# EXERCISE BRIEF
Pictures do not belong in the output. Reproduce exactly the lines from the start of the records through the line with "(0,0) rectangle (1204,715);".

Entries from a dataset
════

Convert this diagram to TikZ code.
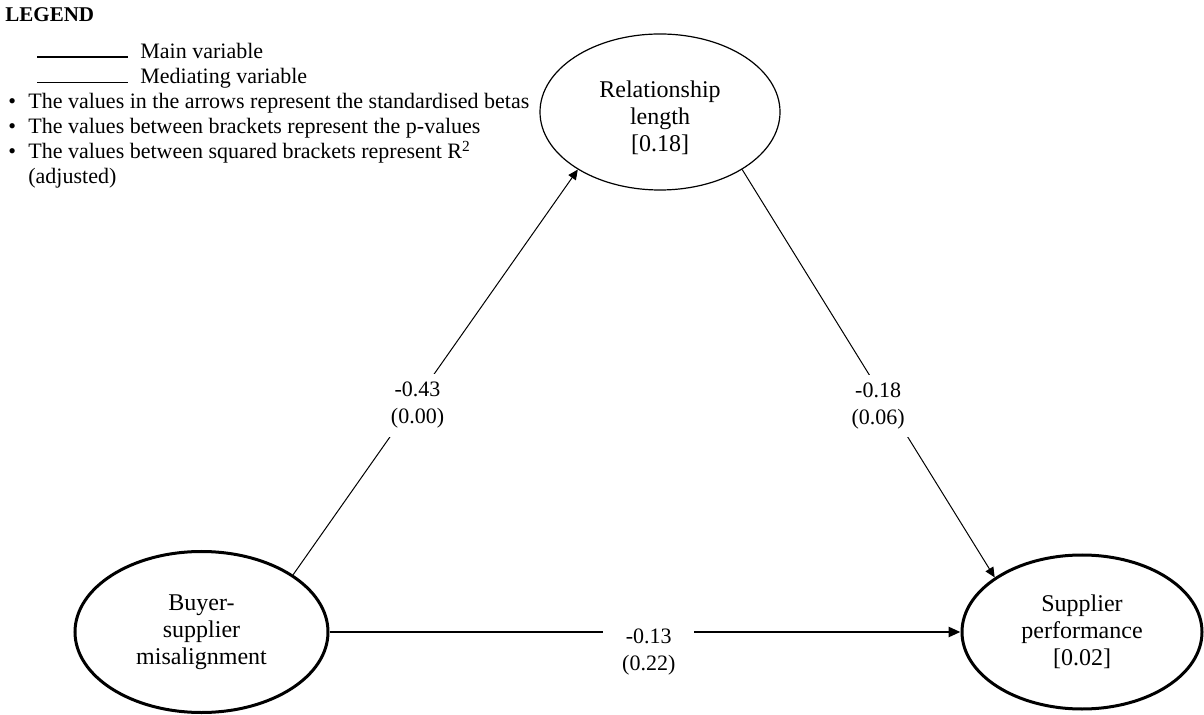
\documentclass[tikz,border=0pt]{standalone}
\usepackage{fontspec}
\setmainfont{Liberation Serif}
\usetikzlibrary{shapes.geometric,arrows.meta}
\begin{document}
\begin{tikzpicture}[x=0.5pt,y=-0.5pt,
  construct/.style={ellipse,draw,inner sep=0pt,align=center,
    font=\fontsize{12}{13.5}\selectfont},
  mainvar/.style={construct,line width=1.5pt},
  medvar/.style={construct,line width=0.6pt},
  mainpath/.style={line width=1.3pt,-{Triangle[length=6pt,width=5pt]}},
  medpath/.style={line width=0.5pt,-{Triangle[length=5pt,width=4.5pt]}},
  coef/.style={fill=white,align=center,inner ysep=4pt,inner xsep=2pt,
    font=\fontsize{11}{13.5}\selectfont},
  legendtext/.style={anchor=base west,inner sep=0pt,
    font=\fontsize{11}{12.5}\selectfont}]
\useasboundingbox (0,0) rectangle (1204,715);

% legend
\node[legendtext,font=\fontsize{10.5}{12.5}\selectfont\bfseries] (lgtitle) at (5,22) {LEGEND};
\coordinate (mainA) at (37,57);
\coordinate (mainB) at (128,57);
\coordinate (medA) at (37,83);
\coordinate (medB) at (128,83);
\draw[line width=1pt] (mainA) -- (mainB);
\draw[line width=0.5pt] (medA) -- (medB);
\node[legendtext] (lgmain) at (140,59) {Main variable};
\node[legendtext] (lgmed) at (140,84) {Mediating variable};
\node[legendtext] (bul1) at (8,109) {•};
\node[legendtext] (bul2) at (8,134) {•};
\node[legendtext] (bul3) at (8,159) {•};
\node[legendtext] (lg1) at (28,109) {The values in the arrows represent the standardised betas};
\node[legendtext] (lg2) at (28,134) {The values between brackets represent the p-values};
\node[legendtext] (lg3) at (28,159) {The values between squared brackets represent R\textsuperscript{2}};
\node[legendtext] (lg4) at (28,184) {(adjusted)};

% constructs
\node[medvar,minimum width=120pt,minimum height=78pt] (rel) at (660,112)
  {\rule{0pt}{14pt}Relationship\\length\\{}[0.18]};
\node[mainvar,minimum width=126.5pt,minimum height=80.5pt] (buy) at (201.5,632)
  {Buyer-\\supplier\\misalignment};
\node[mainvar,minimum width=120pt,minimum height=77pt] (sup) at (1082,632)
  {Supplier\\performance\\{}[0.02]};

% paths
\draw[medpath] (buy.32.4) -- (rel.215.3)
  node[coef,pos=0.43,xshift=1pt,yshift=-2.5pt] (c1) {-0.43\\(0.00)};
\draw[medpath] (rel.325) -- (sup.148.8)
  node[coef,pos=0.57,xshift=-4pt,yshift=-2pt] (c2) {-0.18\\(0.06)};
\draw[mainpath] (buy.east) -- (sup.west)
  node[coef,pos=0.506,inner xsep=9.5pt,anchor=north,yshift=6pt] (c3) {-0.13\\(0.22)};
\end{tikzpicture}
\end{document}
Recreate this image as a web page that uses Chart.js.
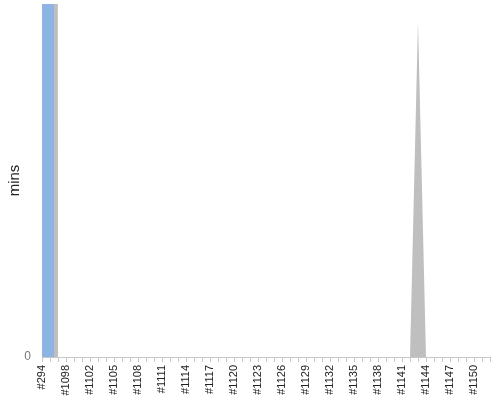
<!DOCTYPE html>
<html>
<head>
<meta charset="utf-8">
<script src="https://cdn.jsdelivr.net/npm/chart.js@4/dist/chart.umd.min.js"></script>
<style>
  html, body { margin: 0; padding: 0; background: #fff; }
  #wrap { width: 500px; height: 400px; }
</style>
</head>
<body>
<div id="wrap"><canvas id="chart"></canvas></div>
<script>
// build / run ids on the x axis
const RUNS = ['#294','#1096','#1097','#1098','#1099','#1101','#1102','#1103','#1104','#1105',
  '#1106','#1107','#1108','#1109','#1110','#1111','#1112','#1113','#1114','#1115',
  '#1116','#1117','#1118','#1119','#1120','#1121','#1122','#1123','#1124','#1125',
  '#1126','#1127','#1128','#1129','#1130','#1131','#1132','#1133','#1134','#1135',
  '#1136','#1137','#1138','#1139','#1140','#1141','#1142','#1143','#1144','#1145',
  '#1146','#1147','#1148','#1149','#1150','#1151','#1152'];

// minutes per run (first runs go way off the top of the axis)
const BLUE_MINS = [5000,5000,0,0,0,0,0,0,0,0, 0,0,0,0,0,0,0,0,0,0,
  0,0,0,0,0,0,0,0,0,0, 0,0,0,0,0,0,0,0,0,0,
  0,0,0,0,0,0,0,0,0,0, 0,0,0,0,0,0,0];
const GRAY_MINS = [5000,5000,0,0,0,0,0,0,0,0, 0,0,0,0,0,0,0,0,0,0,
  0,0,0,0,0,0,0,0,0,0, 0,0,0,0,0,0,0,0,0,0,
  0,0,0,0,0,0,0,95,0,0, 0,0,0,0,0,0,0];

const Y_MAX = 100;
const FONT = '"Liberation Sans", Arial, sans-serif';

const ctx = document.getElementById('chart').getContext('2d');
new Chart(ctx, {
  type: 'line',
  data: {
    labels: RUNS,
    datasets: [
      { label: 'blue', data: BLUE_MINS, fill: 'origin', stepped: 'middle',
        backgroundColor: 'rgb(142,180,227)', borderWidth: 0, pointRadius: 0 },
      { label: 'gray', data: GRAY_MINS, fill: 'origin',
        backgroundColor: 'rgb(191,191,191)', borderWidth: 0, pointRadius: 0 }
    ]
  },
  options: {
    responsive: true, maintainAspectRatio: false, animation: false,
    layout: { padding: { top: 4, right: 10, left: 0, bottom: 0 } },
    plugins: { legend: { display: false }, tooltip: { enabled: false } },
    scales: {
      x: {
        grid: { drawOnChartArea: false, tickLength: 5, color: '#c8c8c8' },
        border: { color: '#c8c8c8' },
        ticks: {
          autoSkip: false, minRotation: 90, maxRotation: 90, padding: 3,
          color: '#222', font: { family: FONT, size: 11 },
          callback: (v, i) => i % 3 === 0 ? RUNS[i] : ''
        },
        afterFit: s => { s.height = 43; s.paddingRight = 0; s.paddingLeft = 0; }
      },
      y: {
        min: 0, max: Y_MAX,
        grid: { drawOnChartArea: false, drawTicks: false },
        border: { color: '#c8c8c8' },
        ticks: { padding: 11, color: '#777', font: { family: FONT, size: 12 } },
        afterBuildTicks: s => { s.ticks = s.ticks.filter(t => t.value === 0); },
        title: { display: true, text: 'mins', color: '#222', font: { family: FONT, size: 15 },
          padding: { top: 6, bottom: 0 } },
        afterFit: s => { s.width = 42; s.paddingTop = 0; s.paddingBottom = 0; }
      }
    }
  }
});
</script>
</body>
</html>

════

# WRITTEN SOLUTION
Convert this diagram to TikZ code.
\documentclass[tikz,border=0pt]{standalone}
\usepackage{fontspec}
\setmainfont{Liberation Serif}
\usetikzlibrary{shapes.geometric,arrows.meta}
\begin{document}
\begin{tikzpicture}[x=0.5pt,y=-0.5pt,
  construct/.style={ellipse,draw,inner sep=0pt,align=center,
    font=\fontsize{12}{13.5}\selectfont},
  mainvar/.style={construct,line width=1.5pt},
  medvar/.style={construct,line width=0.6pt},
  mainpath/.style={line width=1.3pt,-{Triangle[length=6pt,width=5pt]}},
  medpath/.style={line width=0.5pt,-{Triangle[length=5pt,width=4.5pt]}},
  coef/.style={fill=white,align=center,inner ysep=4pt,inner xsep=2pt,
    font=\fontsize{11}{13.5}\selectfont},
  legendtext/.style={anchor=base west,inner sep=0pt,
    font=\fontsize{11}{12.5}\selectfont}]
\useasboundingbox (0,0) rectangle (1204,715);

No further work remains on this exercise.